Sherezade emerge con lo más seductor y deslumbrante que en tal extensión se halla, pero, para quien quiera verlo, también ofrece en sus relatos ventanas innumerables que se abren a otras perspectivas, hacia el magma de millares de seres distintos que sólo son libres, como sus protagonistas, por azar, unas horas, unos días, pero que lo son durante ese tiempo, con la intensidad de la certidumbre de la fatal vuelta a las cadenas. Sherezade se sitúa entre ambos mundos, pero muestra claramente, por boca de la compasiva hermana del cuento de la undécima noche, hacia dónde van sus preferencias. Jugándose la propia vida, rescata el valor de la alegría, la civilización esencial de la amplitud y los saberes. La joven narradora es, por mucho que pague el peaje de incontables jaculatorias y actos de fe, lo contrario a cuanto marca como prototipo el Islam, está cargada de razón, de bondad generosa y de buen juicio. Vive reducida al espacio que limitan preceptos injustos, guardias y la bronca torpeza de cuantos, creyéndose superiores, pagan con la propia desgracia de la existencia tediosa y la sociedad estrecha y mísera su defensa del más opresivo de los mitos.
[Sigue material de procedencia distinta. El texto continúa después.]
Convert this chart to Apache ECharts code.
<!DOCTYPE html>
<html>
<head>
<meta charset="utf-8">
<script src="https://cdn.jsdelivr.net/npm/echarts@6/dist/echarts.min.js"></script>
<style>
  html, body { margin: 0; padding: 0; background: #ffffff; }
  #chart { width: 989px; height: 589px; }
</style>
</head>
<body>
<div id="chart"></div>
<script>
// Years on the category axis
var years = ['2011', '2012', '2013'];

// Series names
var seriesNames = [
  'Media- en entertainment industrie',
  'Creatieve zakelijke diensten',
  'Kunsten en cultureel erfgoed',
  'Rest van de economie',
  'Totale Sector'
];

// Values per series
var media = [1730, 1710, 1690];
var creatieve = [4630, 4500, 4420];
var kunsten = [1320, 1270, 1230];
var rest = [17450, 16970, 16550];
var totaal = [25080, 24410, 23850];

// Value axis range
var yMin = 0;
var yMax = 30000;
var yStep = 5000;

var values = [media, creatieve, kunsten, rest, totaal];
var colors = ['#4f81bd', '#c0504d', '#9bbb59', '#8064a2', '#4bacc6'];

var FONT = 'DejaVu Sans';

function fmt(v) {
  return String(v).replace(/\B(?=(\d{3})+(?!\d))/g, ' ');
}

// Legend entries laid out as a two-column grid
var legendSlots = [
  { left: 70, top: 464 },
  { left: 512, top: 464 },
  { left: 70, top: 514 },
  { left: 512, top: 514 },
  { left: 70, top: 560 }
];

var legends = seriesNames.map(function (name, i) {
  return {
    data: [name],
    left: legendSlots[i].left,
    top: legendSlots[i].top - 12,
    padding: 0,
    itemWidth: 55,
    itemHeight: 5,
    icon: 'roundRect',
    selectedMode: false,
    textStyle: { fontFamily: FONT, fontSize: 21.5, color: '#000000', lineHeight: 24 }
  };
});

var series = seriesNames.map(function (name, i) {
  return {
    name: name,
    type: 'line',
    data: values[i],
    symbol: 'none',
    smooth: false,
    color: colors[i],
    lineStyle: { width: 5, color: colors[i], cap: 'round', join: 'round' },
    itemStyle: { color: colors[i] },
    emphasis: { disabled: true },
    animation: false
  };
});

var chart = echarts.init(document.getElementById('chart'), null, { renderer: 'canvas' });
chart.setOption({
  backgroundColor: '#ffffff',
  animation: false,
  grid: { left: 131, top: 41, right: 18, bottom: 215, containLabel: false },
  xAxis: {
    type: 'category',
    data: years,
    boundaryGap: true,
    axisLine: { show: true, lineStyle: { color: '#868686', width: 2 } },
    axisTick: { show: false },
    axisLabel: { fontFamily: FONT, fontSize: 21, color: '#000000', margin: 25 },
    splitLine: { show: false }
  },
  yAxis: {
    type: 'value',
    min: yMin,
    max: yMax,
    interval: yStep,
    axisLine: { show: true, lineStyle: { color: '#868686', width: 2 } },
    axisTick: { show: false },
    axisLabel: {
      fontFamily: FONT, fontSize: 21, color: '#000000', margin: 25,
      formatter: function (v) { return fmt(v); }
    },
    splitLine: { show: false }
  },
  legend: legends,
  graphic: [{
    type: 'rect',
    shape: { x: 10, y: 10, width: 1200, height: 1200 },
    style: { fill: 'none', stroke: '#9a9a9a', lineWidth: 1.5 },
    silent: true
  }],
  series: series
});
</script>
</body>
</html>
Por eso la narradora señala al final, como único espacio de felicidad posible, el del horizonte luminoso en el que clarean la libertad y la dicha y hacia el que se fuga, en un vuelo irreal que les arranca a sociedad, preceptos, país y familia, la pareja bienaventurada del último cuento.

 

Y, como tras unos nombres siempre están todos, acuden ahora los de lugares envueltos en el sonido de sus evocaciones, preñados de sucesos y de gentes, repletos de las semillas y de las cortezas antiguas con las que han ido rodando por el tiempo. En la excavación, surgen, unos bajo los otros, objetos donde menos se esperaba, repletos de claves, de un perfume tan agudo que ya no hay presente sin él, firmemente agarrados a las telas del corazón.

Está el Yemen o el descubrimiento del miedo y del pecado.
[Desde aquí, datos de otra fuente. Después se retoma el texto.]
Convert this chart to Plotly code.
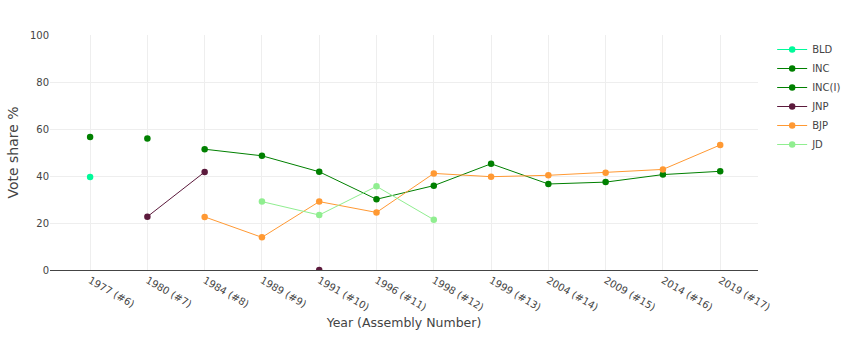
import plotly.graph_objects as go

years = ["1977 (#6)", "1980 (#7)", "1984 (#8)", "1989 (#9)", "1991 (#10)", "1996 (#11)",
         "1998 (#12)", "1999 (#13)", "2004 (#14)", "2009 (#15)", "2014 (#16)", "2019 (#17)"]

bld = [39.6, None, None, None, None, None, None, None, None, None, None, None]
inc = [56.6, None, 51.4, 48.6, 41.8, 30.1, 35.9, 45.2, 36.6, 37.4, 40.6, 42.0]
inc_i = [None, 56.0, None, None, None, None, None, None, None, None, None, None]
jnp = [None, 22.7, 41.7, None, 0.0, None, None, None, None, None, None, None]
bjp = [None, None, 22.6, 13.9, 29.1, 24.5, 41.1, 39.7, 40.3, 41.4, 42.8, 53.2]
jd = [None, None, None, 29.1, 23.4, 35.6, 21.4, None, None, None, None, None]

series = [
    ("BLD", bld, "#00FA9A"),
    ("INC", inc, "#008000"),
    ("INC(I)", inc_i, "#008000"),
    ("JNP", jnp, "#5C1A3C"),
    ("BJP", bjp, "#FF9933"),
    ("JD", jd, "#90EE90"),
]

FONT = "Tahoma, Verdana, DejaVu Sans, sans-serif"

fig = go.Figure()
for name, vals, color in series:
    fig.add_trace(go.Scatter(
        x=years, y=vals, name=name, mode="lines+markers",
        line=dict(color=color, width=1),
        marker=dict(color=color, size=6.5),
        connectgaps=False,
    ))

fig.update_layout(
    width=850, height=345,
    margin=dict(l=50, r=92, t=35, b=75, autoexpand=False),
    plot_bgcolor="white", paper_bgcolor="white",
    font=dict(family=FONT, color="#444", size=10),
    legend=dict(x=1.02, y=1.0, yanchor="top", font=dict(size=10)),
)
fig.update_xaxes(
    type="category", tickangle=30, range=[-0.7, 11.66], automargin=True,
    showgrid=True, gridcolor="#eeeeee",
    showline=True, linecolor="#444", linewidth=1,
    tickfont=dict(size=10),
    title=dict(text="Year (Assembly Number)", font=dict(size=12.5), standoff=6),
)
fig.update_yaxes(
    range=[0, 100], dtick=20, showgrid=True, gridcolor="#eeeeee",
    zeroline=False, automargin=True,
    tickfont=dict(size=10),
    title=dict(text="Vote share %", font=dict(size=14), standoff=8),
)

fig.write_html("out.html")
Está Etiopía, el país del Arca varada.

Y Egipto, donde Cleopatra viaja en coche de línea.

Están Indonesia y un Islam del Extremo Oriente que lame los pies de los Budas, al que se intentó dinamitar en Bamiyán.

Está, en el corazón de Occidente, la rendición largamente anunciada de los fundamentalistas vicarios, y Centroeuropa, el hogar dividido.
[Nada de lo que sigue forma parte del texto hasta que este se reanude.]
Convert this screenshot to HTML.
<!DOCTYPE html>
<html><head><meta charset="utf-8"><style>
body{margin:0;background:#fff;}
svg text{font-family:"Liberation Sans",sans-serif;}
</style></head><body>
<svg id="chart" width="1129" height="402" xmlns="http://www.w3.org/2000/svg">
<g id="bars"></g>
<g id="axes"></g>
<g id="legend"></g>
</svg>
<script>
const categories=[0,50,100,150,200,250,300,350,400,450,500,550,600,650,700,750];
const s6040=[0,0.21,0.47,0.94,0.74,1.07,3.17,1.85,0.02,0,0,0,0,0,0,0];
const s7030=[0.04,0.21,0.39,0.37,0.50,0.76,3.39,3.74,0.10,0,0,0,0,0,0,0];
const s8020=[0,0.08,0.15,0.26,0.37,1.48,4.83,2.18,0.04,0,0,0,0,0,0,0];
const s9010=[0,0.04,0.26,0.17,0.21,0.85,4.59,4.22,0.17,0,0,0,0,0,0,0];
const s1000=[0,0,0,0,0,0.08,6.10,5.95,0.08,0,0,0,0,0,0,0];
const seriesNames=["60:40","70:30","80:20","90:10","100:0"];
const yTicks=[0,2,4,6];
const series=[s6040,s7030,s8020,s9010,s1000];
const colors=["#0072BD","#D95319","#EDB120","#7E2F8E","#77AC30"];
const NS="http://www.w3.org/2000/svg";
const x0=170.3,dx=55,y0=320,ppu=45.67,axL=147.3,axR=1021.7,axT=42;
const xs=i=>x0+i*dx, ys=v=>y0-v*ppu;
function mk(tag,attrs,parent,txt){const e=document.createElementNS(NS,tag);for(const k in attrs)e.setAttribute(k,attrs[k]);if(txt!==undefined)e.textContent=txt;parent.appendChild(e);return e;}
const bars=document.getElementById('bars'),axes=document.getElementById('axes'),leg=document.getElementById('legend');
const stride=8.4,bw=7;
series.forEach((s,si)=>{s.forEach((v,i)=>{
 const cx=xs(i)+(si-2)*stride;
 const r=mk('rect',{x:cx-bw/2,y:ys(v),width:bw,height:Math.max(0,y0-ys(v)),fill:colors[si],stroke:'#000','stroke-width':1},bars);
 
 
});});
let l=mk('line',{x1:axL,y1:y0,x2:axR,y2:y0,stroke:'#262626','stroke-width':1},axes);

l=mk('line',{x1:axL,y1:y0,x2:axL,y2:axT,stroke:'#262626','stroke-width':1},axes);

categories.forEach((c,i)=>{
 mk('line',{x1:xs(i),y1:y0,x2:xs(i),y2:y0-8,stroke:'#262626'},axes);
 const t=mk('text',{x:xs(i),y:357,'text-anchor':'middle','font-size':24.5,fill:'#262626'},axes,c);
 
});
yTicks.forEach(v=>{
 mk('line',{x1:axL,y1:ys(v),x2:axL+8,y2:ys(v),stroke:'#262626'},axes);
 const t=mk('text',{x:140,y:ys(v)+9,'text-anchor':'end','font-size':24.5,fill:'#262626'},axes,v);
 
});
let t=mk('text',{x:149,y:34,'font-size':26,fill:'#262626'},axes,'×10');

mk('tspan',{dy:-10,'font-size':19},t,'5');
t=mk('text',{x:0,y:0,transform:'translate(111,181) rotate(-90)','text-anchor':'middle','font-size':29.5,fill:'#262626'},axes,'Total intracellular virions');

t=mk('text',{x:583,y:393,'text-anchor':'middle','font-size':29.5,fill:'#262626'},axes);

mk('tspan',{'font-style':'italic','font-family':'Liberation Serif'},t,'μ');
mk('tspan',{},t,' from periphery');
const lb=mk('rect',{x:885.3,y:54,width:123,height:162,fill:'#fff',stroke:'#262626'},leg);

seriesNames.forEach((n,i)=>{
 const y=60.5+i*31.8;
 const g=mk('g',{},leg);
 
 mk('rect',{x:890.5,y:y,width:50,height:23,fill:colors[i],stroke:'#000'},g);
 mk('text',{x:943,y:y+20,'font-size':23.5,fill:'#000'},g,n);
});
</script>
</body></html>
Están los nombres de Samuel y de Omar, de Sara y de la familia palestina que, en Jerusalén, metió a R., para salvarla del tiroteo, en su casa.

Y el África manumitida, y Turquía: la frontera.

Está Jordania, la pequeña y valiente, cortada ella misma hacia el incierto futuro como el sendero del Siq al amanecer.

Está el Líbano, el país al que le arrancaron el corazón,

Y Siria, la madre de todos los puertos.

Están Israel y Palestina: el País de los Ciegos.

Está Sudán, el de los prodigios bajo la arena y las puertas hacia las áfricas; el del relato de una Navidad extraña.

Pero eso es otra historia.

 

[1] La batalla de Argel, (1966),  del director italiano Gillo Pontecorvo.

[2] Inesperadamente, el Líder falleció en diciembre de 2006 de un infarto fulminante. Los ministros solían desearle que viviese hasta los ciento cincuenta años al menos, para bien del país.

[3] Ruy González de Clavijo: Embajada a Tamorlán.